WORK TO DO —
Leave out the pictures and repeat the data exactly.
----
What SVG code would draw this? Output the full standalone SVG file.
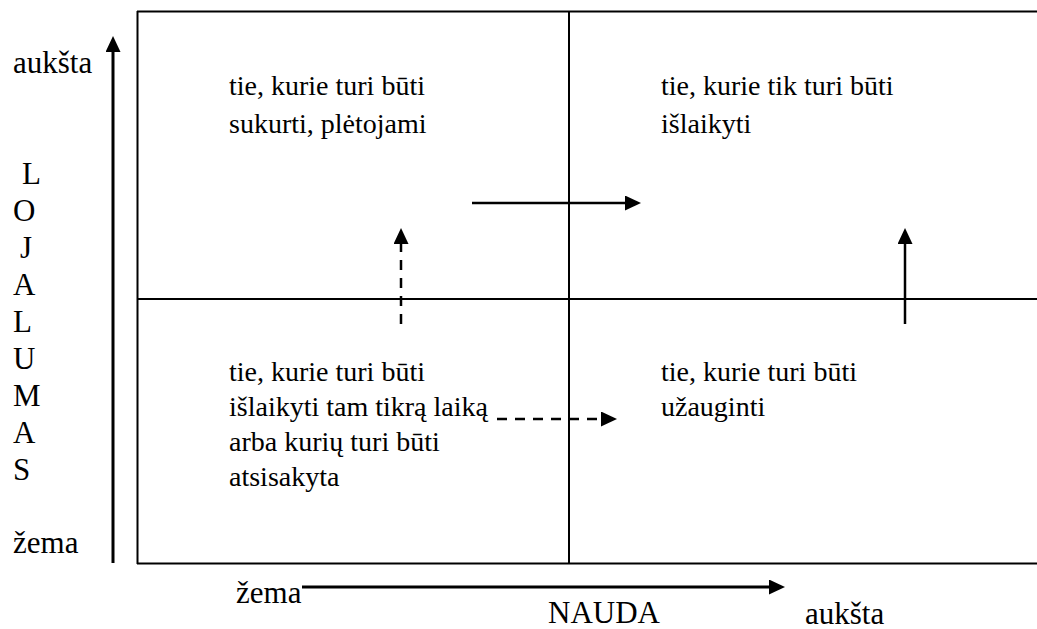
<svg xmlns="http://www.w3.org/2000/svg" width="1037" height="629" viewBox="0 0 1037 629">
  <style>
    .t { font-family: "Liberation Serif", "Times New Roman", serif; font-size: 28px; fill: #000; }
    .ax { font-family: "Liberation Serif", "Times New Roman", serif; font-size: 31px; fill: #000; }
    .frame { stroke: #000; stroke-width: 2; fill: none; }
    .conn { stroke: #000; stroke-width: 2.5; fill: none; }
    .axis { stroke: #000; stroke-width: 3; fill: none; }
    .dash { stroke-dasharray: 10 8; }
  </style>
  <defs>
    <marker id="head" markerUnits="userSpaceOnUse" markerWidth="16" markerHeight="16" refX="0" refY="7.5" orient="auto">
      <path d="M0,0 L16,7.5 L0,15 z" fill="#000"/>
    </marker>
  </defs>
  <rect width="1037" height="629" fill="#fff"/>

  <!-- matrix frame -->
  <g id="frame">
    <line class="frame" x1="137" y1="11.5" x2="1037" y2="11.5"/>
    <line class="frame" x1="137.5" y1="11" x2="137.5" y2="564"/>
    <line class="frame" x1="137" y1="563.5" x2="1037" y2="563.5"/>
    <line class="frame" x1="569" y1="11" x2="569" y2="563"/>
    <line class="frame" x1="137" y1="299" x2="1037" y2="299"/>
  </g>

  <!-- quadrants -->
  <g id="q-top-left">
    <text class="t" x="229" y="95">tie, kurie turi būti</text>
    <text class="t" x="229" y="133">sukurti, plėtojami</text>
  </g>
  <g id="q-top-right">
    <text class="t" x="661" y="95">tie, kurie tik turi būti</text>
    <text class="t" x="661" y="133">išlaikyti</text>
  </g>
  <g id="q-bottom-left">
    <text class="t" x="229" y="381">tie, kurie turi būti</text>
    <text class="t" x="229" y="416">išlaikyti tam tikrą laiką</text>
    <text class="t" x="229" y="451">arba kurių turi būti</text>
    <text class="t" x="229" y="486">atsisakyta</text>
  </g>
  <g id="q-bottom-right">
    <text class="t" x="661" y="381">tie, kurie turi būti</text>
    <text class="t" x="661" y="416">užauginti</text>
  </g>

  <!-- axis labels -->
  <g id="axis-loyalty">
    <text class="ax" x="13" y="73">aukšta</text>
    <text class="ax" x="22" y="184">L</text>
    <text class="ax" x="13" y="221">O</text>
    <text class="ax" x="20" y="258">J</text>
    <text class="ax" x="13" y="295">A</text>
    <text class="ax" x="13" y="332">L</text>
    <text class="ax" x="13" y="369">U</text>
    <text class="ax" x="13" y="406">M</text>
    <text class="ax" x="13" y="443">A</text>
    <text class="ax" x="13" y="480">S</text>
    <text class="ax" x="13" y="553">žema</text>
  </g>
  <g id="axis-benefit">
    <text class="ax" x="236" y="603">žema</text>
    <text class="ax" x="548" y="623">NAUDA</text>
    <text class="ax" x="805" y="624">aukšta</text>
  </g>

  <!-- connectors -->
  <g id="connectors">
    <line class="axis" x1="113" y1="563" x2="113" y2="52" marker-end="url(#head)"/>
    <line class="axis" x1="302" y1="587" x2="769" y2="587" marker-end="url(#head)"/>
    <line class="conn" x1="472" y1="203" x2="625" y2="203" marker-end="url(#head)"/>
    <line class="conn dash" x1="401" y1="324" x2="401" y2="244" marker-end="url(#head)"/>
    <line class="conn" x1="905" y1="324" x2="905" y2="244" marker-end="url(#head)"/>
    <line class="conn dash" x1="497" y1="419" x2="601" y2="419" marker-end="url(#head)"/>
  </g>
</svg>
----
FULL RESPONSE —
What SVG code would draw this? Output the full standalone SVG file.
<svg xmlns="http://www.w3.org/2000/svg" width="1037" height="629" viewBox="0 0 1037 629">
  <style>
    .t { font-family: "Liberation Serif", "Times New Roman", serif; font-size: 28px; fill: #000; }
    .ax { font-family: "Liberation Serif", "Times New Roman", serif; font-size: 31px; fill: #000; }
    .frame { stroke: #000; stroke-width: 2; fill: none; }
    .conn { stroke: #000; stroke-width: 2.5; fill: none; }
    .axis { stroke: #000; stroke-width: 3; fill: none; }
    .dash { stroke-dasharray: 10 8; }
  </style>
  <defs>
    <marker id="head" markerUnits="userSpaceOnUse" markerWidth="16" markerHeight="16" refX="0" refY="7.5" orient="auto">
      <path d="M0,0 L16,7.5 L0,15 z" fill="#000"/>
    </marker>
  </defs>
  <rect width="1037" height="629" fill="#fff"/>

  <!-- matrix frame -->
  <g id="frame">
    <line class="frame" x1="137" y1="11.5" x2="1037" y2="11.5"/>
    <line class="frame" x1="137.5" y1="11" x2="137.5" y2="564"/>
    <line class="frame" x1="137" y1="563.5" x2="1037" y2="563.5"/>
    <line class="frame" x1="569" y1="11" x2="569" y2="563"/>
    <line class="frame" x1="137" y1="299" x2="1037" y2="299"/>
  </g>

  <!-- quadrants -->
  <g id="q-top-left">
    <text class="t" x="229" y="95">tie, kurie turi būti</text>
    <text class="t" x="229" y="133">sukurti, plėtojami</text>
  </g>
  <g id="q-top-right">
    <text class="t" x="661" y="95">tie, kurie tik turi būti</text>
    <text class="t" x="661" y="133">išlaikyti</text>
  </g>
  <g id="q-bottom-left">
    <text class="t" x="229" y="381">tie, kurie turi būti</text>
    <text class="t" x="229" y="416">išlaikyti tam tikrą laiką</text>
    <text class="t" x="229" y="451">arba kurių turi būti</text>
    <text class="t" x="229" y="486">atsisakyta</text>
  </g>
  <g id="q-bottom-right">
    <text class="t" x="661" y="381">tie, kurie turi būti</text>
    <text class="t" x="661" y="416">užauginti</text>
  </g>

  <!-- axis labels -->
  <g id="axis-loyalty">
    <text class="ax" x="13" y="73">aukšta</text>
    <text class="ax" x="22" y="184">L</text>
    <text class="ax" x="13" y="221">O</text>
    <text class="ax" x="20" y="258">J</text>
    <text class="ax" x="13" y="295">A</text>
    <text class="ax" x="13" y="332">L</text>
    <text class="ax" x="13" y="369">U</text>
    <text class="ax" x="13" y="406">M</text>
    <text class="ax" x="13" y="443">A</text>
    <text class="ax" x="13" y="480">S</text>
    <text class="ax" x="13" y="553">žema</text>
  </g>
  <g id="axis-benefit">
    <text class="ax" x="236" y="603">žema</text>
    <text class="ax" x="548" y="623">NAUDA</text>
    <text class="ax" x="805" y="624">aukšta</text>
  </g>

  <!-- connectors -->
  <g id="connectors">
    <line class="axis" x1="113" y1="563" x2="113" y2="52" marker-end="url(#head)"/>
    <line class="axis" x1="302" y1="587" x2="769" y2="587" marker-end="url(#head)"/>
    <line class="conn" x1="472" y1="203" x2="625" y2="203" marker-end="url(#head)"/>
    <line class="conn dash" x1="401" y1="324" x2="401" y2="244" marker-end="url(#head)"/>
    <line class="conn" x1="905" y1="324" x2="905" y2="244" marker-end="url(#head)"/>
    <line class="conn dash" x1="497" y1="419" x2="601" y2="419" marker-end="url(#head)"/>
  </g>
</svg>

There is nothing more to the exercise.